Ekonomik kriz bir çok sektörü derinden etkiliyor. Bir çok sanayi kuruluşu kapanırken, kapasite kullanım oranları hızla düşerken, işsizlikte rekor üstüne rekor kırılırken, bir çok soruna ve engele rağmen tarım sektöründe üretim, ihracat ve istihdam artıyor. 2007 ve 2008′de kuraklığın etkisi ile ciddi sorunlarla karşı karşıya kalan tarım sektöründe 2009′un ilk verileri olumlu. Buğday üretiminin 17 milyon tondan en az 20 milyon tona, arpa üretiminin 6 milyon tondan 7 milyon tona çıkması bekleniyor. Ayrıca,2009′da ayçiçeği, mısır, çeltik ve bakliyatın yanı sıra yaş sebze ve meyve üretiminde de ciddi artış bekleniyor.

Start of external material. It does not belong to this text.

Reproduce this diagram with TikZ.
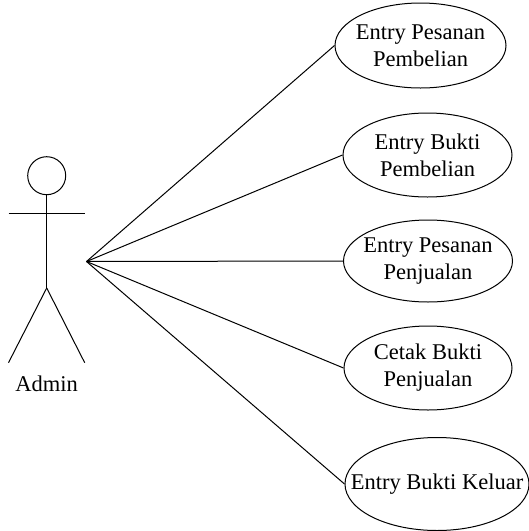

Tarım ürünleri arasında üretimi azalacak ürünlerin başında ise, pamuk var. Pamuk üretimindeki düşüş trendi 2009′da da devam edecek. Hükümet, 2009 ürünü pamuk destekleme primini ekimden önce açıklamasına rağmen çiftçi pamuk ekmiyor. Pamuk yerine en çok tercih edilen ürün ise buğday.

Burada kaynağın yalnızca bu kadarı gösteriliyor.